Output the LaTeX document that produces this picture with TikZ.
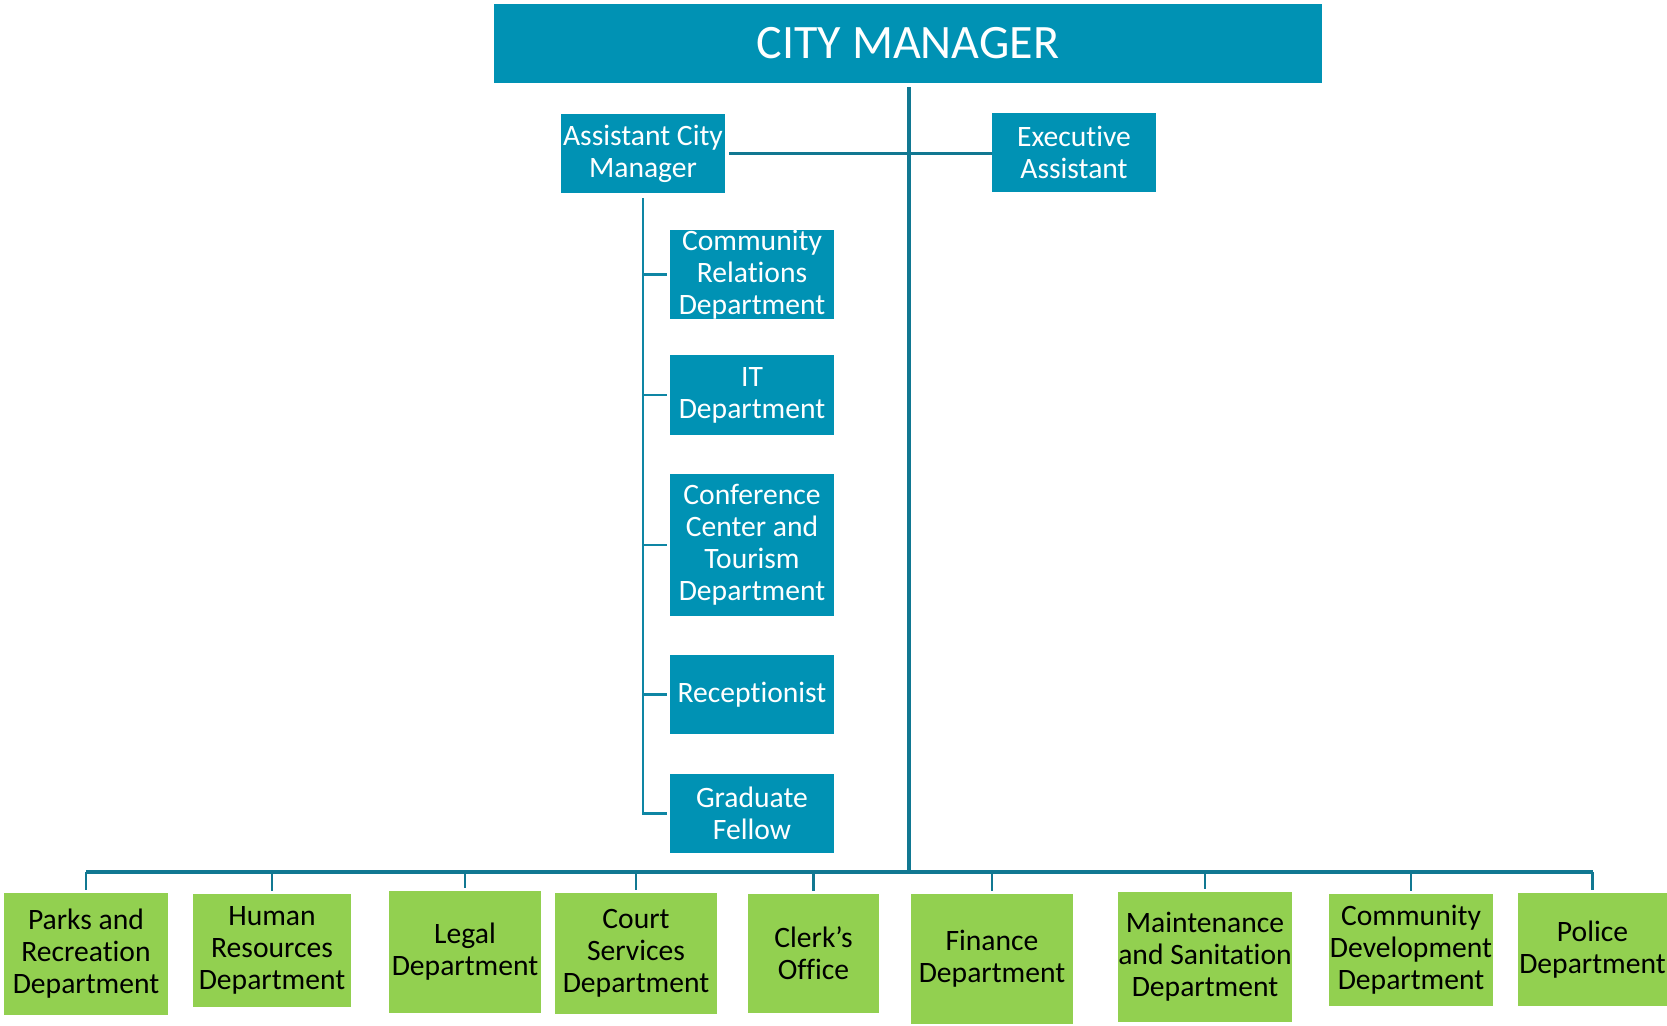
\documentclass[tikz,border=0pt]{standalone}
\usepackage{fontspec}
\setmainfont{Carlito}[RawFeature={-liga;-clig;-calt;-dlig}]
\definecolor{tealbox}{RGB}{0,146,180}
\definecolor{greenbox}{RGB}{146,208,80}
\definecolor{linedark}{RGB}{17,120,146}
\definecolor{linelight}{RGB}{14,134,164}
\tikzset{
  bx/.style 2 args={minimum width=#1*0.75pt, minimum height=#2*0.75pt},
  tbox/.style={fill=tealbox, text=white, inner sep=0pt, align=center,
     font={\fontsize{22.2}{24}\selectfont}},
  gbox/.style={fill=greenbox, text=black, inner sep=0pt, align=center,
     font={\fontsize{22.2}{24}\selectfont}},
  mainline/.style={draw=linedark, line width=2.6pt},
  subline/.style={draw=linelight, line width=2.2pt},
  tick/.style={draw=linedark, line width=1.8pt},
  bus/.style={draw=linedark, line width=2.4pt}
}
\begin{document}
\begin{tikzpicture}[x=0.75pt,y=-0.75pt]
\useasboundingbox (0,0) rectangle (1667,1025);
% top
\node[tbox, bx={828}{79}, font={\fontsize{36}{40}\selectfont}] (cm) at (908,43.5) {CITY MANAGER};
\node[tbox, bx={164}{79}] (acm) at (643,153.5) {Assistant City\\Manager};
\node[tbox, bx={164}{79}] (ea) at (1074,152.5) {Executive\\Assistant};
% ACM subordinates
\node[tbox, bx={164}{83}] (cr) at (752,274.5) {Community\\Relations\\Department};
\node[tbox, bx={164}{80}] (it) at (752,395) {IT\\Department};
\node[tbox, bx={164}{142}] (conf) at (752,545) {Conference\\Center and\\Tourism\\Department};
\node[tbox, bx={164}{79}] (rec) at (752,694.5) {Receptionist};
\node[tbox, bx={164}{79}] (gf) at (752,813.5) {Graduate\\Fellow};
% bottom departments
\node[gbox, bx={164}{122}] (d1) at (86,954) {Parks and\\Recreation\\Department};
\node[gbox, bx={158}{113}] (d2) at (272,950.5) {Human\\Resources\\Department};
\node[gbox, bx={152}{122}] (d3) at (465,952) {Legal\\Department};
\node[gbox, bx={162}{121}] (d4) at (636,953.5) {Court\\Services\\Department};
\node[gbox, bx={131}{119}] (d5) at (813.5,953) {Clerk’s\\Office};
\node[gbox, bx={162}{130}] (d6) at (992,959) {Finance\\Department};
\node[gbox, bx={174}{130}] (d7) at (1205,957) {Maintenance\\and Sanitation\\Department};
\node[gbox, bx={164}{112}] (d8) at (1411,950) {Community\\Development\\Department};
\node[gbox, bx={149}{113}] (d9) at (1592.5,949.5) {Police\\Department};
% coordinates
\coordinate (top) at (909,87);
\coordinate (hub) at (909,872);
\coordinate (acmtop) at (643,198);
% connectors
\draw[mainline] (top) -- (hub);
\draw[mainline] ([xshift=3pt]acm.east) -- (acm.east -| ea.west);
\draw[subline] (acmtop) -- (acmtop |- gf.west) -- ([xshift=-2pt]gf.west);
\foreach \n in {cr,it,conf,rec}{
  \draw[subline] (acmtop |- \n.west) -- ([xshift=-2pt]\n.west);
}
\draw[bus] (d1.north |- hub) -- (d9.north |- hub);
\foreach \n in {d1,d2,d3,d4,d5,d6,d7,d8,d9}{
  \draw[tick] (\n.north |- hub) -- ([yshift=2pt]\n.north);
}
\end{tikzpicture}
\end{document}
┄┄┄┄┄┄┄┄┄┄┄┄┄┄┄┄┄┄┄┄
> **THE TASK**
Copy out all of the data word for word. Do not carry over any picture.

> **FINAL RESULT**
Output the LaTeX document that produces this picture with TikZ.
\documentclass[tikz,border=0pt]{standalone}
\usepackage{fontspec}
\setmainfont{Carlito}[RawFeature={-liga;-clig;-calt;-dlig}]
\definecolor{tealbox}{RGB}{0,146,180}
\definecolor{greenbox}{RGB}{146,208,80}
\definecolor{linedark}{RGB}{17,120,146}
\definecolor{linelight}{RGB}{14,134,164}
\tikzset{
  bx/.style 2 args={minimum width=#1*0.75pt, minimum height=#2*0.75pt},
  tbox/.style={fill=tealbox, text=white, inner sep=0pt, align=center,
     font={\fontsize{22.2}{24}\selectfont}},
  gbox/.style={fill=greenbox, text=black, inner sep=0pt, align=center,
     font={\fontsize{22.2}{24}\selectfont}},
  mainline/.style={draw=linedark, line width=2.6pt},
  subline/.style={draw=linelight, line width=2.2pt},
  tick/.style={draw=linedark, line width=1.8pt},
  bus/.style={draw=linedark, line width=2.4pt}
}
\begin{document}
\begin{tikzpicture}[x=0.75pt,y=-0.75pt]
\useasboundingbox (0,0) rectangle (1667,1025);
% top
\node[tbox, bx={828}{79}, font={\fontsize{36}{40}\selectfont}] (cm) at (908,43.5) {CITY MANAGER};
\node[tbox, bx={164}{79}] (acm) at (643,153.5) {Assistant City\\Manager};
\node[tbox, bx={164}{79}] (ea) at (1074,152.5) {Executive\\Assistant};
% ACM subordinates
\node[tbox, bx={164}{83}] (cr) at (752,274.5) {Community\\Relations\\Department};
\node[tbox, bx={164}{80}] (it) at (752,395) {IT\\Department};
\node[tbox, bx={164}{142}] (conf) at (752,545) {Conference\\Center and\\Tourism\\Department};
\node[tbox, bx={164}{79}] (rec) at (752,694.5) {Receptionist};
\node[tbox, bx={164}{79}] (gf) at (752,813.5) {Graduate\\Fellow};
% bottom departments
\node[gbox, bx={164}{122}] (d1) at (86,954) {Parks and\\Recreation\\Department};
\node[gbox, bx={158}{113}] (d2) at (272,950.5) {Human\\Resources\\Department};
\node[gbox, bx={152}{122}] (d3) at (465,952) {Legal\\Department};
\node[gbox, bx={162}{121}] (d4) at (636,953.5) {Court\\Services\\Department};
\node[gbox, bx={131}{119}] (d5) at (813.5,953) {Clerk’s\\Office};
\node[gbox, bx={162}{130}] (d6) at (992,959) {Finance\\Department};
\node[gbox, bx={174}{130}] (d7) at (1205,957) {Maintenance\\and Sanitation\\Department};
\node[gbox, bx={164}{112}] (d8) at (1411,950) {Community\\Development\\Department};
\node[gbox, bx={149}{113}] (d9) at (1592.5,949.5) {Police\\Department};
% coordinates
\coordinate (top) at (909,87);
\coordinate (hub) at (909,872);
\coordinate (acmtop) at (643,198);
% connectors
\draw[mainline] (top) -- (hub);
\draw[mainline] ([xshift=3pt]acm.east) -- (acm.east -| ea.west);
\draw[subline] (acmtop) -- (acmtop |- gf.west) -- ([xshift=-2pt]gf.west);
\foreach \n in {cr,it,conf,rec}{
  \draw[subline] (acmtop |- \n.west) -- ([xshift=-2pt]\n.west);
}
\draw[bus] (d1.north |- hub) -- (d9.north |- hub);
\foreach \n in {d1,d2,d3,d4,d5,d6,d7,d8,d9}{
  \draw[tick] (\n.north |- hub) -- ([yshift=2pt]\n.north);
}
\end{tikzpicture}
\end{document}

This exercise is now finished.